For each line below that contains the string "chart", copy that line.

* [Input material]:
_ _ _ _
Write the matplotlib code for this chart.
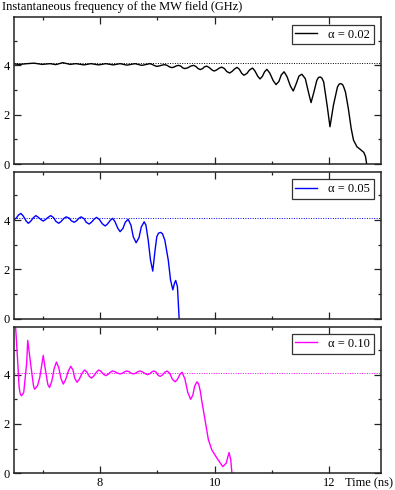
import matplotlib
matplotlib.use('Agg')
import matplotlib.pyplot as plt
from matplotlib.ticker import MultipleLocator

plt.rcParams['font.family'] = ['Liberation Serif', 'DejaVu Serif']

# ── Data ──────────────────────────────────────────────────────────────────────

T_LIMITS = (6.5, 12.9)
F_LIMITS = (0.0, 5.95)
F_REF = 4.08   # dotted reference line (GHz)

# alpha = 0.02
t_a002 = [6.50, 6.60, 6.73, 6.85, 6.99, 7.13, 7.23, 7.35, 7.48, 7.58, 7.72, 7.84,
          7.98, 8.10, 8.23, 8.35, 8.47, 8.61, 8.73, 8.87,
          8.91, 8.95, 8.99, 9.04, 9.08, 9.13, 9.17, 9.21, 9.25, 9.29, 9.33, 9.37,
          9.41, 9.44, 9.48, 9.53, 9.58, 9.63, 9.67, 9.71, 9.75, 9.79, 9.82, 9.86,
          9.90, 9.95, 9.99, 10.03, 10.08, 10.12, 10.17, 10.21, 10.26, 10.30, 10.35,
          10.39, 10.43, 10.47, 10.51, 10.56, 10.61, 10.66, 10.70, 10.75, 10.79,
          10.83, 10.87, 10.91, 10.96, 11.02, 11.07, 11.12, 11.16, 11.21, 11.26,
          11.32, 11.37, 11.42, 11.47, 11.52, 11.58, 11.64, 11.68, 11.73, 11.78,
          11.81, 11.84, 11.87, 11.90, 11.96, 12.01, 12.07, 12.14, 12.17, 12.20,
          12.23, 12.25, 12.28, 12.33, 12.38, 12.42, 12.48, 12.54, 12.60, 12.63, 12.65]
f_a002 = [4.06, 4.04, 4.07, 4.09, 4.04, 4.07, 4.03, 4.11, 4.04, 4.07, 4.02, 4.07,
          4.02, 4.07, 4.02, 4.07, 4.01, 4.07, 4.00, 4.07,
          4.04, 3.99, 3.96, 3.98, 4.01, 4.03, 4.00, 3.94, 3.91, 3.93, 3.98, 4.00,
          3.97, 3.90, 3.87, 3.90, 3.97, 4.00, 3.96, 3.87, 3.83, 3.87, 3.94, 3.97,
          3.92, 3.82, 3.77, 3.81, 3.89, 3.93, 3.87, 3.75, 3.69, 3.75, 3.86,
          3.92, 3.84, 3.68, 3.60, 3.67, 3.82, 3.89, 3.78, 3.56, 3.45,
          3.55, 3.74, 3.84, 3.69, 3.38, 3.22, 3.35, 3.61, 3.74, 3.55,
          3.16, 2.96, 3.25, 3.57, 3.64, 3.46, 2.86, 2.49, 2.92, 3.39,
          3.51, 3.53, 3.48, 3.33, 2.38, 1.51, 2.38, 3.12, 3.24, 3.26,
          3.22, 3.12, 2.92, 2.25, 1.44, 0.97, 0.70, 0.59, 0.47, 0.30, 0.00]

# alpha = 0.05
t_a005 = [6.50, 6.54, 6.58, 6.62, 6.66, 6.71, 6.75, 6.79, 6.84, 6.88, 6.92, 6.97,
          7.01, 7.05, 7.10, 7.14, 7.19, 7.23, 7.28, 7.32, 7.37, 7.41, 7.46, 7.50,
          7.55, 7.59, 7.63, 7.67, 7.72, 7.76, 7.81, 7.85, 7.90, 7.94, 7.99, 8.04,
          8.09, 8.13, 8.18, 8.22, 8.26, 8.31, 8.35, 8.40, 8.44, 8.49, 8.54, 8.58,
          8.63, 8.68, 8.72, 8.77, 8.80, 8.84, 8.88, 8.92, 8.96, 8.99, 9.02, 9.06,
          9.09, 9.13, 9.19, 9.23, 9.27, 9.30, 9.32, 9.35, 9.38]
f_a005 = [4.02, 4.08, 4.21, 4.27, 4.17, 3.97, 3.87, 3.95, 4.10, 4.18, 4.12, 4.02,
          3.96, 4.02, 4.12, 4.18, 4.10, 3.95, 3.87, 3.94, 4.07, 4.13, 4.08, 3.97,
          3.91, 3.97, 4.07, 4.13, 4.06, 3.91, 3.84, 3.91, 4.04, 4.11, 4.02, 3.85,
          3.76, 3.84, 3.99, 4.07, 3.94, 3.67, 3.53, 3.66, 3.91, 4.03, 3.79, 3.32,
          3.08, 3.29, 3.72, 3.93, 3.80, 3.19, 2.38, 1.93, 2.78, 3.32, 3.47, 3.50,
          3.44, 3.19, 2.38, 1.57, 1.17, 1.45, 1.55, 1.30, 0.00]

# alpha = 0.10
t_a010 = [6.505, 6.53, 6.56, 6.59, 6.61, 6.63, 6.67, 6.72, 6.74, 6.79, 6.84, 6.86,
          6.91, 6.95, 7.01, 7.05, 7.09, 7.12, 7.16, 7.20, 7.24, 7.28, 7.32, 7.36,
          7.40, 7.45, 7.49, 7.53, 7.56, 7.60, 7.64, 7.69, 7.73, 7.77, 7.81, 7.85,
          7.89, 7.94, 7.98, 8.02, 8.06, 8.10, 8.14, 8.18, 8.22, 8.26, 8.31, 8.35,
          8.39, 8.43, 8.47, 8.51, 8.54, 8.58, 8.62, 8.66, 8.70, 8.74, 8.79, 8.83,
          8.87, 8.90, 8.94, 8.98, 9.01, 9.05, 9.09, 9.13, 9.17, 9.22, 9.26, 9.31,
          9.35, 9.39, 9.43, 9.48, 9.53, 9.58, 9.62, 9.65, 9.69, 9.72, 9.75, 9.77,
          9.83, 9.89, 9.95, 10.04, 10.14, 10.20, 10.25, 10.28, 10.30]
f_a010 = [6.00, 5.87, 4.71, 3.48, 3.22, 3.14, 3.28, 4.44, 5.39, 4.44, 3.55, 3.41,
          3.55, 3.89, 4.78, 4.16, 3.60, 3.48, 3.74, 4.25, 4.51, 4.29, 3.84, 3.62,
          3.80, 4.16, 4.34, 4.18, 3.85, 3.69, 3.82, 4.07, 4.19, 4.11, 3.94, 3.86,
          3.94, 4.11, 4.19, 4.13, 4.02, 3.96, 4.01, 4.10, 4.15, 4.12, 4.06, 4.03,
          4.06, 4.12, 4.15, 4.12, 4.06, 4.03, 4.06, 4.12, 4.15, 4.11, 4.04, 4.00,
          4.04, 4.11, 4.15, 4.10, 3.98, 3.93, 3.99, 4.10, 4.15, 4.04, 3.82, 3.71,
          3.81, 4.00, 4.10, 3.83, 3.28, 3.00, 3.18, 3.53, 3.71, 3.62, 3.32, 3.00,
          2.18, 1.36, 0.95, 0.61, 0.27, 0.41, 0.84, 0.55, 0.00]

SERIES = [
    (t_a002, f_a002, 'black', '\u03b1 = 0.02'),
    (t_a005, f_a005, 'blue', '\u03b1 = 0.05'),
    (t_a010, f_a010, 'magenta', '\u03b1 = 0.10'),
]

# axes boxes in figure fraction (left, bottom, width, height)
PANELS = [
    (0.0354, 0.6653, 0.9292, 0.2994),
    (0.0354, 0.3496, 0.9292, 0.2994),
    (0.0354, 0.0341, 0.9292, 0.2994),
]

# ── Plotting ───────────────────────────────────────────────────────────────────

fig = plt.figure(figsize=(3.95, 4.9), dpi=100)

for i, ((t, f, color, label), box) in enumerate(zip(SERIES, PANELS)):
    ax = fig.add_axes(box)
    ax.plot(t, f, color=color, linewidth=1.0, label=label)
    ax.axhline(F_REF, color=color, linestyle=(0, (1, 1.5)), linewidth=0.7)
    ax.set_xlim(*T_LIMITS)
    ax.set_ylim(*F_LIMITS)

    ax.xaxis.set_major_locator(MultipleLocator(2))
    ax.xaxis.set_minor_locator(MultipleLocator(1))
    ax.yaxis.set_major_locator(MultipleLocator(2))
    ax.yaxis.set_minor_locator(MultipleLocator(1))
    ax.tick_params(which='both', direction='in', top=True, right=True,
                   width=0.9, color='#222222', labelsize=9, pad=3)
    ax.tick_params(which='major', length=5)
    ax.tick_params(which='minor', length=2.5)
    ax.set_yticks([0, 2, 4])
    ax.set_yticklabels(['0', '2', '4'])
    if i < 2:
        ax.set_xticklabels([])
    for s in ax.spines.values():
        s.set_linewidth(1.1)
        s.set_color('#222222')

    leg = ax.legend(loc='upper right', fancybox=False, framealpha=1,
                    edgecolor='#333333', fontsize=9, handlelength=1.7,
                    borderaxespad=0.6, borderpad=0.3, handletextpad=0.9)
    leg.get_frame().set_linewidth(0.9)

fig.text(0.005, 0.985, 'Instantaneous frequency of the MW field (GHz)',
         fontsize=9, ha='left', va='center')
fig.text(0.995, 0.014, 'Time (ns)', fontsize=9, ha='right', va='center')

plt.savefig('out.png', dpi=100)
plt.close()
_ _ _ _
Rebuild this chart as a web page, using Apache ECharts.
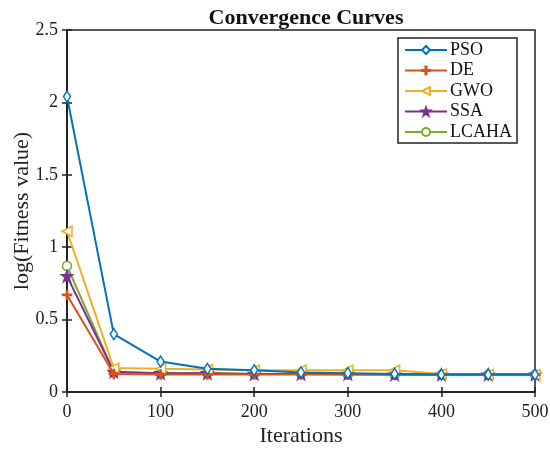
_ _ _ _
* [Result]:
Write the matplotlib code for this chart.
Rebuild this chart as a web page, using Apache ECharts.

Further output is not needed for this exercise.